Chef Laura: Double negatives equal double trouble
There are some innocuous phrases business people tend to use. These disposable words range from neutral to annoying:
- So basically….
- At the end of the day….
- Think outside the box.
- Let’s flesh* that (idea) out.
*Also heard as “flush,” which is exactly what I want to do with this wordsmith gem.
But have you ever made a request to a service provider or asked a coworker for a favor and they reply, “No problem!”?
Well, I’m here to tell you it is a problem.
“No problem!” seems harmless enough – even downright cheery. Kind of like “No worries” to the Aussies or “Fuggedaboutit” to Al Pacino.

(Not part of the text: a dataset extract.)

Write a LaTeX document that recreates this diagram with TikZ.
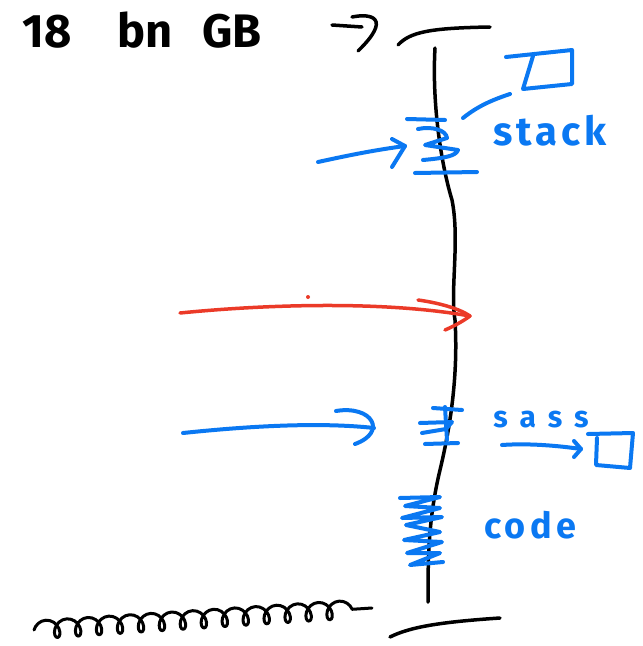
\documentclass[tikz,border=0pt]{standalone}
\usepackage{fontspec}
\setmainfont{Fira Sans}
\usetikzlibrary{decorations.pathmorphing}
\definecolor{ink}{HTML}{0A78F2}
\definecolor{redink}{HTML}{EB3A28}
\begin{document}
\begin{tikzpicture}[x=1pt,y=-1pt, line cap=round, line join=round,
  pen/.style={black, line width=3.5pt},
  bluepen/.style={ink, line width=4pt},
  redpen/.style={redink, line width=3.5pt},
  note/.style={ink, inner sep=0pt, anchor=base},
  bignote/.style={note, font=\fontsize{40}{40}\selectfont\bfseries\addfontfeature{LetterSpace=10}},
  smallnote/.style={note, font=\fontsize{30}{30}\selectfont\bfseries\addfontfeature{LetterSpace=40}}]
\useasboundingbox[fill=white] (0,0) rectangle (643,646);

% size caption and its bent arrow
\node[anchor=base west, inner sep=0pt, font=\fontsize{47}{47}\selectfont\bfseries] (size) at (22,47)
  {18\hspace{46pt}bn\hspace{30pt}GB};
\draw[pen] (332,25) -- (362,27);
\draw[pen] (352,17) .. controls (372,13) and (392,18) .. (358,51);

% address space: wavy spine with top and bottom bars
\coordinate (top) at (435,48);
\coordinate (bot) at (428,602);
\draw[pen] (top) .. controls (432,100) and (440,160) .. (452,200)
  .. controls (460,240) and (450,290) .. (455,320)
  .. controls (458,370) and (452,420) .. (440,470)
  .. controls (428,520) and (428,560) .. (bot);
\draw[pen] (398,45) .. controls (410,32) and (430,28) .. (490,27);
\draw[pen] (390,637) .. controls (410,627) and (440,622) .. (500,618);

% scribbled run at the bottom
\draw[pen, line width=3pt, decorate,
  decoration={coil, amplitude=9pt, segment length=21pt, aspect=0.8}]
  (34,630) -- (372,608);

% stack region
\draw[bluepen] (407,119) -- (445,120);
\draw[bluepen] (418,129) .. controls (432,126) and (446,130) .. (447,138)
  -- (425,145) -- (458,150) .. controls (456,156) and (445,158) .. (423,160);
\draw[bluepen] (415,173) -- (477,172);
\node[bignote] (stack) at (550,145) {stack};
\draw[bluepen] (506,57) -- (572,50) -- (572,84) -- (523,89) -- (533,56);
\draw[bluepen] (463,118) .. controls (478,106) and (492,100) .. (510,94);
\coordinate (stackin) at (405,146);
\draw[bluepen] (318,162) .. controls (350,155) and (375,150) .. (stackin);
\draw[bluepen] (392,139) -- (stackin) -- (392,167);

% red arrow into the gap
\fill[redink] (308,297) circle (2);
\coordinate (redtip) at (470,316);
\draw[redpen] (180,313) .. controls (260,305) and (380,300) .. (redtip);
\draw[redpen] (418,300) .. controls (440,303) and (460,309) .. (redtip)
  .. controls (462,322) and (452,327) .. (445,330);

% sass region
\draw[bluepen] (433,408) -- (462,410);
\draw[bluepen] (420,423) -- (452,422) -- (446,429) -- (422,433);
\draw[bluepen] (425,444) -- (458,443);
\draw[bluepen] (445,407) -- (447,440);
\coordinate (sassin) at (374,428);
\draw[bluepen] (183,433) .. controls (250,426) and (320,422) .. (sassin);
\draw[bluepen] (336,411) .. controls (372,405) and (388,432) .. (355,444);
\node[smallnote] (sass) at (541,427) {sass};
\coordinate (sasstip) at (581,449);
\draw[bluepen] (502,445) .. controls (530,443) and (560,446) .. (sasstip);
\draw[bluepen] (574,441) -- (sasstip) -- (574,457);
\draw[bluepen] (588,434) -- (633,433) -- (630,468) -- (596,465) -- (597,438);

% code region
\draw[bluepen] (400,498) -- (440,497) -- (405,506) -- (440,508) -- (402,518)
  -- (442,517) -- (406,525) -- (440,532) -- (404,540) -- (442,542)
  -- (407,553) -- (440,553) -- (410,565) -- (443,562);
\node[note, font=\fontsize{36}{36}\selectfont\bfseries\addfontfeature{LetterSpace=12}] (code) at (530,538) {code};
\end{tikzpicture}
\end{document}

When we say “No problem,” what we mean is that the request potentially is a problem and we’re not really interested in doing this favor. But we are forced to comply; hence, “No problem” nonchalantly rolls off the tongue.

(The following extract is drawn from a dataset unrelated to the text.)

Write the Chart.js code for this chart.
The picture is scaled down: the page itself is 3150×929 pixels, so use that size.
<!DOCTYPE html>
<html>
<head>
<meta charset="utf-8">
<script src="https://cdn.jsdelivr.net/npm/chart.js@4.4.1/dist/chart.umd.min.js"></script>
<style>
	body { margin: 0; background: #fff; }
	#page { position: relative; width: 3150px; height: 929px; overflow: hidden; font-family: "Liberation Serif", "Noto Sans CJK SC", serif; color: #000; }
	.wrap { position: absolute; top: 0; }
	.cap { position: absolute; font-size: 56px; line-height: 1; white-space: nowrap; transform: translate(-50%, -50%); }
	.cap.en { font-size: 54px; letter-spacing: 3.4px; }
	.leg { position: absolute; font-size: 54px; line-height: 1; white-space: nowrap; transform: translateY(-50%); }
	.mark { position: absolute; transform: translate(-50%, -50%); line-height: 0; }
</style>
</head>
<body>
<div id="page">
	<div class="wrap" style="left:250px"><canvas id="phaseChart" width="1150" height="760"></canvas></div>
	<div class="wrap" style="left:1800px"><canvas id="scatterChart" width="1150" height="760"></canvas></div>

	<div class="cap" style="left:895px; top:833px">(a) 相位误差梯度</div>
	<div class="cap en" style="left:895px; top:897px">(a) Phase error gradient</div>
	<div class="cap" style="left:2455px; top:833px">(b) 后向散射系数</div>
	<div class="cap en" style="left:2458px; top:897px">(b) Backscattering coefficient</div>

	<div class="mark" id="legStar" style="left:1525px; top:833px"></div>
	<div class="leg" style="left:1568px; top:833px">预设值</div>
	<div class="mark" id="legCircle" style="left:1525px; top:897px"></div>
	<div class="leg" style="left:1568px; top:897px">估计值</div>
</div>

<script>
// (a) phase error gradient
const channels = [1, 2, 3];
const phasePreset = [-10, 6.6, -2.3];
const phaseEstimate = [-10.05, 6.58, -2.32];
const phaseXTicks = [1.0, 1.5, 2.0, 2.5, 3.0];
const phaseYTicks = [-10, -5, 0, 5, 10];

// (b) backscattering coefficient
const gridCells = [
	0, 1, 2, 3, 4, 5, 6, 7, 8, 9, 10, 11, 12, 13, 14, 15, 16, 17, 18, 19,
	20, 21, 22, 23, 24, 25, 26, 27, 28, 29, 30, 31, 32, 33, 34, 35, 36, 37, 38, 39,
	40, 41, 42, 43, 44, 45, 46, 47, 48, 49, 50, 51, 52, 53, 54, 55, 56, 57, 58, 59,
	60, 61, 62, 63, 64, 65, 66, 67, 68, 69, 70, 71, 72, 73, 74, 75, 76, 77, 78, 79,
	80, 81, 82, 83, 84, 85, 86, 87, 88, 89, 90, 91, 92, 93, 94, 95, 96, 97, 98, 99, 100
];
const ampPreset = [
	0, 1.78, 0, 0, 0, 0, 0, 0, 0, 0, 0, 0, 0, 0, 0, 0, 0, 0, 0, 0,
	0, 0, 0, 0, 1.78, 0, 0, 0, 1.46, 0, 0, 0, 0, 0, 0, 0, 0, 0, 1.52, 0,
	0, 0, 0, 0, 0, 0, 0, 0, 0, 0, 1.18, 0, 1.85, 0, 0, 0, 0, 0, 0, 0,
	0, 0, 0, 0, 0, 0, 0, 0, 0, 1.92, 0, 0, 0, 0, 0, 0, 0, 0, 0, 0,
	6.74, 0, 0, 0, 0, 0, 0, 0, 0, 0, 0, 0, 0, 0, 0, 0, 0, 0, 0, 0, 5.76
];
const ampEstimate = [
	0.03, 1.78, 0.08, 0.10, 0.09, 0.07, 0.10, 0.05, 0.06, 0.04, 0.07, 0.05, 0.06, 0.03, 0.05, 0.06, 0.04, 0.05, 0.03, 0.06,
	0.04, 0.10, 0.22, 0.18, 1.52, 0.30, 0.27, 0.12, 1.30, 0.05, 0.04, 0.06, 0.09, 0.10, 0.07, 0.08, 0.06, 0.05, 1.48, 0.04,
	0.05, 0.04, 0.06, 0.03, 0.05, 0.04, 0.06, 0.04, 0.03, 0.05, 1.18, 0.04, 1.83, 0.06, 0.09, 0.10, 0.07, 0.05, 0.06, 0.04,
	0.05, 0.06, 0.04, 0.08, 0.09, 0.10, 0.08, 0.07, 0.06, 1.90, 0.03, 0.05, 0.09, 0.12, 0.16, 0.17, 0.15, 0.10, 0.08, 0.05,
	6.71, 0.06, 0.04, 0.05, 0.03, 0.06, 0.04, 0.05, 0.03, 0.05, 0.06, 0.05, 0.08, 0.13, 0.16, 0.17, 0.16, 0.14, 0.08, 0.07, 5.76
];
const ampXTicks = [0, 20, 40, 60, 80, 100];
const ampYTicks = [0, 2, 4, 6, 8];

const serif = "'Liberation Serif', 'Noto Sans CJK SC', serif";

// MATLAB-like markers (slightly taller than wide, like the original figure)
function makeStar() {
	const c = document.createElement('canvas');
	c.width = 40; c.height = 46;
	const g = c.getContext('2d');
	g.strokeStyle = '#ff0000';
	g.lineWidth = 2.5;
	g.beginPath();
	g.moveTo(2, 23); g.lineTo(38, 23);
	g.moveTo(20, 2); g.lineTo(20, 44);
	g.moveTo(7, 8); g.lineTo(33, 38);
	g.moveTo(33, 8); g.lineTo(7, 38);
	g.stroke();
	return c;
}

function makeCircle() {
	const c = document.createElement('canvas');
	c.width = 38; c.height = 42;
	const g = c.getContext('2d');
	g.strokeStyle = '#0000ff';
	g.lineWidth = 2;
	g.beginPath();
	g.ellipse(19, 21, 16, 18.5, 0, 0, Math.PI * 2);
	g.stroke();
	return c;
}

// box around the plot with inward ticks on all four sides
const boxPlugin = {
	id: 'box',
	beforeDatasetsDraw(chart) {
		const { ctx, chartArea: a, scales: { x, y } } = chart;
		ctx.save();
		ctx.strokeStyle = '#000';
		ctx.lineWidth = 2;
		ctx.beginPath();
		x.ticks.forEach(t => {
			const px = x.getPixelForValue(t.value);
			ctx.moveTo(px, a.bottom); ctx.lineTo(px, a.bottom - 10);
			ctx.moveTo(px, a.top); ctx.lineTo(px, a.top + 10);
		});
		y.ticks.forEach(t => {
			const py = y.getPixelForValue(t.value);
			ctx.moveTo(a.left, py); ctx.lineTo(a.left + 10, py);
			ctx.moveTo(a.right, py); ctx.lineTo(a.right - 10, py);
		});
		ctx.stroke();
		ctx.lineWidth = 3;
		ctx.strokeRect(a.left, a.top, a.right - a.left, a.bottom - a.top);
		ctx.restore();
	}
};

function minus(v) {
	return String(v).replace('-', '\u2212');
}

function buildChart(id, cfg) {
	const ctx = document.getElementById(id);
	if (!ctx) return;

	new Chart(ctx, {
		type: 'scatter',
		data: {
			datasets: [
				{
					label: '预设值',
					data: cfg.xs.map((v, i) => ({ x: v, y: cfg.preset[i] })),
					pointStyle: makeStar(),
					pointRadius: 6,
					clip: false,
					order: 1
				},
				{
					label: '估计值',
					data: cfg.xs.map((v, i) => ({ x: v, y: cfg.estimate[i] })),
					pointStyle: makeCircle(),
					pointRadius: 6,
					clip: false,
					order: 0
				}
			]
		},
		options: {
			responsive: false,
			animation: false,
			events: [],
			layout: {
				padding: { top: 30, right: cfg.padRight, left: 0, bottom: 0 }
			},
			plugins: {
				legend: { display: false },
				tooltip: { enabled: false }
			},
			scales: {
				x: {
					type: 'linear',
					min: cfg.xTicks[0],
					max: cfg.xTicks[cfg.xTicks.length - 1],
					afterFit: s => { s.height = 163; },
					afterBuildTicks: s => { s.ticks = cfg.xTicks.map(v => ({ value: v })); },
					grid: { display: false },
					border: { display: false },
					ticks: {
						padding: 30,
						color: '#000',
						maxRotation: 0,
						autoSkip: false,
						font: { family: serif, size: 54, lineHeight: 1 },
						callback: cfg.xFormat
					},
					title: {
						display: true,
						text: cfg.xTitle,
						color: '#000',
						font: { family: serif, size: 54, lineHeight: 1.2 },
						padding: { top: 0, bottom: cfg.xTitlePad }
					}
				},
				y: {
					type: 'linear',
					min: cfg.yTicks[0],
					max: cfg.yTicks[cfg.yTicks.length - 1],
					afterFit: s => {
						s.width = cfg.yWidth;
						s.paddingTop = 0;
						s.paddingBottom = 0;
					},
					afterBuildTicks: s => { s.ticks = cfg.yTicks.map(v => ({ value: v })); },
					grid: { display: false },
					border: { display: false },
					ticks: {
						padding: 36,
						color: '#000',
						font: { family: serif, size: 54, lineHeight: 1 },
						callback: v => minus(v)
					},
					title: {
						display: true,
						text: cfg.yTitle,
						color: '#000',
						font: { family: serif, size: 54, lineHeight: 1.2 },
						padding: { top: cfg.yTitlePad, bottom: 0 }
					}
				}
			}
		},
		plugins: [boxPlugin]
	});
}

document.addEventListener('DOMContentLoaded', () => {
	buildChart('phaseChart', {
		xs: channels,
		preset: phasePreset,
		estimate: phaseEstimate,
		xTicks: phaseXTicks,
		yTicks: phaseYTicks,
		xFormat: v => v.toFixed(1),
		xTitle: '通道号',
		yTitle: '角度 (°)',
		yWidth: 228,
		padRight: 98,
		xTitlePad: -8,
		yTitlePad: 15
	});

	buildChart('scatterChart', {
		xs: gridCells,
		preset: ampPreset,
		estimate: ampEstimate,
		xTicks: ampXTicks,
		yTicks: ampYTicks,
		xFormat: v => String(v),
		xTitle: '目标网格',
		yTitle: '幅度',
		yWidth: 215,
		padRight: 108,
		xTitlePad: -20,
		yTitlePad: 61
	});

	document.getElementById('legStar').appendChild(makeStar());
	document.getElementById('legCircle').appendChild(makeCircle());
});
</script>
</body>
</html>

Saying something negative: “no”, plus another negative: “problem”, equals a positive in the English language. However, as service providers, we shouldn’t initiate something negative – that’s usually the customer’s job.
That’s the reason, when I managed restaurants, I trained my employees to eliminate this response, both with customers and each other.

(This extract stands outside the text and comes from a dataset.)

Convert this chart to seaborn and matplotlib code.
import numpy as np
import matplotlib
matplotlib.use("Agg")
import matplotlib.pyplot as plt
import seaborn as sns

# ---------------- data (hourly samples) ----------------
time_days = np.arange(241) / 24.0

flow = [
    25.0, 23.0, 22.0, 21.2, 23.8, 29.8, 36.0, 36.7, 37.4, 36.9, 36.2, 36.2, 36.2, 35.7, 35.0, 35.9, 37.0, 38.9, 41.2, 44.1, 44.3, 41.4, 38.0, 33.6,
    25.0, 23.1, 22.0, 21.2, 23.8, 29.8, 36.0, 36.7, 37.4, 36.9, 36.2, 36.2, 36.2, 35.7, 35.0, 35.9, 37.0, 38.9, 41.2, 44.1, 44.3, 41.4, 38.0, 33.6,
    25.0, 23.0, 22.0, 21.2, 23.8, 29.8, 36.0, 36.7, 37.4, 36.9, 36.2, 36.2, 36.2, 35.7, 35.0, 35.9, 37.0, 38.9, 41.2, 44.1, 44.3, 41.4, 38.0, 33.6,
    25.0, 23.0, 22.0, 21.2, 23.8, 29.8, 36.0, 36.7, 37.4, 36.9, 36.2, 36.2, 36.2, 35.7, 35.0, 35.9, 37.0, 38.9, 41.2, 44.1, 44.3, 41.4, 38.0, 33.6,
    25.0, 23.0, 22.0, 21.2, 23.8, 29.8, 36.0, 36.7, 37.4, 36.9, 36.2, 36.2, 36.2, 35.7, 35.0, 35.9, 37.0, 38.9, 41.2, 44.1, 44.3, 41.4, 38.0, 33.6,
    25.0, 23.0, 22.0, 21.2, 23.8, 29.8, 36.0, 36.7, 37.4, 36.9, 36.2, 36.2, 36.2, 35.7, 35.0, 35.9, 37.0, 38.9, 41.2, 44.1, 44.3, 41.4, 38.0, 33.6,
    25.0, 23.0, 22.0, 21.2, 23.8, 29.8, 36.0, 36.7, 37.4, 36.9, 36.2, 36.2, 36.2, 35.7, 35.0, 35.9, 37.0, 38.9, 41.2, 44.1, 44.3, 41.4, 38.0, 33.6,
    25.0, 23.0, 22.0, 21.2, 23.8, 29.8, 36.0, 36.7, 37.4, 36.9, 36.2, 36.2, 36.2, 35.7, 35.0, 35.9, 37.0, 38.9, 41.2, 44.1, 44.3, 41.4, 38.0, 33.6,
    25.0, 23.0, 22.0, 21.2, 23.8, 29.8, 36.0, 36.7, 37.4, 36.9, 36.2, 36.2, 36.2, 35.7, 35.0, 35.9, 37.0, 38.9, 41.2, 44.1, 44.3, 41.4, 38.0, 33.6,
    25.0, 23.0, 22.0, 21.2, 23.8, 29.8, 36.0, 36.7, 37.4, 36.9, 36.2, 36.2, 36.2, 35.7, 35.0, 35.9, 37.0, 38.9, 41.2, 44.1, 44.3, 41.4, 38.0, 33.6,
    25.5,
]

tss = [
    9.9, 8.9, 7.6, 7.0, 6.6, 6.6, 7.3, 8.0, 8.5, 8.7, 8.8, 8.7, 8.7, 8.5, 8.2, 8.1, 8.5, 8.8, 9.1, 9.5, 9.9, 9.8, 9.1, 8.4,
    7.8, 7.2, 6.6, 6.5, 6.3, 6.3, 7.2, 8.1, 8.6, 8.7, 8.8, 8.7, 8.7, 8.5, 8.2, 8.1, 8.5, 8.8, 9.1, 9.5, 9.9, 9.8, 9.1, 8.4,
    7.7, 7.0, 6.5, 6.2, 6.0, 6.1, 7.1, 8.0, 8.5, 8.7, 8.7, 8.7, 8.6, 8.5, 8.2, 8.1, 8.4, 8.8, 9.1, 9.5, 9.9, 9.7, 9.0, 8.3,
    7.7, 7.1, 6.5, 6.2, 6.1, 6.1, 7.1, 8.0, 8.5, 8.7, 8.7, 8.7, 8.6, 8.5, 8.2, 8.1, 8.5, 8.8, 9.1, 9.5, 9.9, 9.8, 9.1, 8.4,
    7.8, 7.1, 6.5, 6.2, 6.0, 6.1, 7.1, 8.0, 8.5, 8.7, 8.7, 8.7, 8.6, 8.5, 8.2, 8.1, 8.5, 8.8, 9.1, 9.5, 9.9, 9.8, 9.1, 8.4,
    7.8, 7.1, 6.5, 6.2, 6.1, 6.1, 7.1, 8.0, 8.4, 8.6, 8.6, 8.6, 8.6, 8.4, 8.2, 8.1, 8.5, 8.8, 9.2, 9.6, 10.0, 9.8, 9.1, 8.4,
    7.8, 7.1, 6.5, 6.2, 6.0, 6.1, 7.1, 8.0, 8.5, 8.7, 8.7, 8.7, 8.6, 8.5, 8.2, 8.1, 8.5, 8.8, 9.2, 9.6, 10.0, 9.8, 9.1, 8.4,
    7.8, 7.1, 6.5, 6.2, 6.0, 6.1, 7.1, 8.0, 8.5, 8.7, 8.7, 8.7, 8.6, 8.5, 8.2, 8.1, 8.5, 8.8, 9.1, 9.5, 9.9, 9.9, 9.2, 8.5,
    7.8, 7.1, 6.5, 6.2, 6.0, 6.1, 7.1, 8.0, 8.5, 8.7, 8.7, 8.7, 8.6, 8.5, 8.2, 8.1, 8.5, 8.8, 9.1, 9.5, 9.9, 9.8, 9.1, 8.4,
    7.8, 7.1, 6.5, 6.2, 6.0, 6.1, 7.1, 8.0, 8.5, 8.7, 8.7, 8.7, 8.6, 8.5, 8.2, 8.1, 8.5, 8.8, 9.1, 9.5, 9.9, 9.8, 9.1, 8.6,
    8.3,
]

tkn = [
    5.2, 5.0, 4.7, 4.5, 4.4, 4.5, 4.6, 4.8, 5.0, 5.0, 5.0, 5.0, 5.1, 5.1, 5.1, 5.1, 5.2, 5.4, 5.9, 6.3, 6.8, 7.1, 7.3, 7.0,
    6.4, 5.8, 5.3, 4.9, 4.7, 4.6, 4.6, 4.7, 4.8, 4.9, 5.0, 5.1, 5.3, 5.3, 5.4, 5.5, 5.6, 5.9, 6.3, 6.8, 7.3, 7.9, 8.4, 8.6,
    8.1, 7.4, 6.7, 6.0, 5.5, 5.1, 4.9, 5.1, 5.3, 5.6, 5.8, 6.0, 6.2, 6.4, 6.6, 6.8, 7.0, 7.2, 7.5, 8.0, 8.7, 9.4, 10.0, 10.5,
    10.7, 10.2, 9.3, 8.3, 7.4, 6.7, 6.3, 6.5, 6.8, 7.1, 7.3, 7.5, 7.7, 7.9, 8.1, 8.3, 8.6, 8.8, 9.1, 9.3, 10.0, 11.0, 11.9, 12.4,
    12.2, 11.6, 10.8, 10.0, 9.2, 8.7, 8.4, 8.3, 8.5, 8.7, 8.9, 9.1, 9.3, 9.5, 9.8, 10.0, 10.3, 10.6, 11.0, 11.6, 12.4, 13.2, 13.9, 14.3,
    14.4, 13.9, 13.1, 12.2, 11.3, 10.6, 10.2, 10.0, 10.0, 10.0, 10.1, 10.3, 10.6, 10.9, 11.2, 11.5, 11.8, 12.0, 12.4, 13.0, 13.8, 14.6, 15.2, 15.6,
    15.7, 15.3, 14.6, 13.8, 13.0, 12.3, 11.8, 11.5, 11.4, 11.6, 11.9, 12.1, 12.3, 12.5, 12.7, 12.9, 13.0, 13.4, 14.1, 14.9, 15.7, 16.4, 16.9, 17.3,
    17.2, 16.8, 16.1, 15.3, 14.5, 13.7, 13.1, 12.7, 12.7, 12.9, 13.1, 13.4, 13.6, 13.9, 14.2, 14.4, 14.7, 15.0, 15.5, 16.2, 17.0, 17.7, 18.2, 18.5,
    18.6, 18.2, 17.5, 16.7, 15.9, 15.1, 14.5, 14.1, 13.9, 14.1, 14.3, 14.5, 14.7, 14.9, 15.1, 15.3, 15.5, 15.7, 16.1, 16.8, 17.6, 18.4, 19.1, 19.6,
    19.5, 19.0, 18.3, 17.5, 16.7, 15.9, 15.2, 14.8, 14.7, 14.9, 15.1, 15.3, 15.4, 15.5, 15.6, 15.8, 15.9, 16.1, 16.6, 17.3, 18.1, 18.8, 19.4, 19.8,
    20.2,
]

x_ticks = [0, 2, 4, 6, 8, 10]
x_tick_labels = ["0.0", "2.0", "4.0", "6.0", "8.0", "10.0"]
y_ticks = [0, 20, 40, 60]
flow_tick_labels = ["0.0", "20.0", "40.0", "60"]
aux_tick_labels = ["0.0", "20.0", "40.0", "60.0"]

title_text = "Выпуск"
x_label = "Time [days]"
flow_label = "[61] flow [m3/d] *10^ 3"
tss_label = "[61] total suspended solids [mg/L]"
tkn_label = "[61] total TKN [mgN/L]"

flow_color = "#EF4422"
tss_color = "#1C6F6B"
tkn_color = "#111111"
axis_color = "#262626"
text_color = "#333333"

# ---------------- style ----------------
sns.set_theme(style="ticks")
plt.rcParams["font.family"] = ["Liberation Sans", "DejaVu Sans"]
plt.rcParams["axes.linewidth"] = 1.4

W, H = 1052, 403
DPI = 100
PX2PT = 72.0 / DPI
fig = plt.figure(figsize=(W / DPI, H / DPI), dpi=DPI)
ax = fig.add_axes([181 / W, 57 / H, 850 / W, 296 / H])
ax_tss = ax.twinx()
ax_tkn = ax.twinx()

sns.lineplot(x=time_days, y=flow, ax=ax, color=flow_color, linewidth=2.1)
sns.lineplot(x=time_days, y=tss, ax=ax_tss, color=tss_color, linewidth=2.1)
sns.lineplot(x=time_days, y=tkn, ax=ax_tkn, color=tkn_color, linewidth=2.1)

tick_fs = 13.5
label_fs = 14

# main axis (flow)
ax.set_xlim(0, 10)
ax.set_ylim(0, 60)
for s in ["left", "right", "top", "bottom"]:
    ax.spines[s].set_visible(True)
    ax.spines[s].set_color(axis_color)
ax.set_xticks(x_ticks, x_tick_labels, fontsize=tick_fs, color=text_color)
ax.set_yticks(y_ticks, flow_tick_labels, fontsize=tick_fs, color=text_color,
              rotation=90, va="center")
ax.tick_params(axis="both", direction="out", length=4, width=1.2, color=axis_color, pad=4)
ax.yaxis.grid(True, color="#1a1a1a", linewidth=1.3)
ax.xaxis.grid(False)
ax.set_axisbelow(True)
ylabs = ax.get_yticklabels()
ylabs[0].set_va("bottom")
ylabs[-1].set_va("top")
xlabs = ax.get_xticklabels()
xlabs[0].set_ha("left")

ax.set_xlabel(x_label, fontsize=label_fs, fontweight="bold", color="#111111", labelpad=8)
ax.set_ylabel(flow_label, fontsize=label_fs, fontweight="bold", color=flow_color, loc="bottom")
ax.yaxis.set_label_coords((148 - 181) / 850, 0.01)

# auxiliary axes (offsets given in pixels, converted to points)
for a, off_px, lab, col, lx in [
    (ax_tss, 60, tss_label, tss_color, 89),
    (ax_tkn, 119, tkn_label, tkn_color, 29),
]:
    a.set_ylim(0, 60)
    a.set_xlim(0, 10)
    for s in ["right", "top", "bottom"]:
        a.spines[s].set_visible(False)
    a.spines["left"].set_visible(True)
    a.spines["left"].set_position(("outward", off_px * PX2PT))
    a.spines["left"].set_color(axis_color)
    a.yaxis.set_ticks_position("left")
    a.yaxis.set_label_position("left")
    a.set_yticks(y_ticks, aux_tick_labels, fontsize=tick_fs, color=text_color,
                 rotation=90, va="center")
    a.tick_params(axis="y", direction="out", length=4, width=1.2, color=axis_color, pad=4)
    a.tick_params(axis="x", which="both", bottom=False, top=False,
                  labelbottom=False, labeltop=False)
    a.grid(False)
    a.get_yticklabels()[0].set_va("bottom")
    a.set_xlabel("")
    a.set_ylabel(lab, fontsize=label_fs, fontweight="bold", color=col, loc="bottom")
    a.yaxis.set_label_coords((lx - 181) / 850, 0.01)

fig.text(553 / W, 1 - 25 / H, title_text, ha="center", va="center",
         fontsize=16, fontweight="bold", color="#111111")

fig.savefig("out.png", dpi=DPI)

Sports psychologist Bob Rotella warns that these seemingly harmless double negatives can have adverse affects. He urges golf coaches to stop voicing advice like, “Don’t go left” when their divot-digging disciple approaches the tee.
“Left” is the last word the golfer hears. Even though they want to hit straight down the fairway, their brain whispers “left.” Inevitably they hook their Titleist onto the beach. When I hear a customer service person quip “No problem!” I think of my well-meaning, yet subliminally harmful, golf buddies.
Solution? Choose one of these “No problem” alternatives instead:
- My pleasure
- Right away
- Let me take care of that for you
- You’re welcome
- I will find out for you
So basically, at the end of the day, think outside the box, and flesh out some phrases in your business vocabulary that are useless or potentially negative. Then, flush those down the loo. No problem!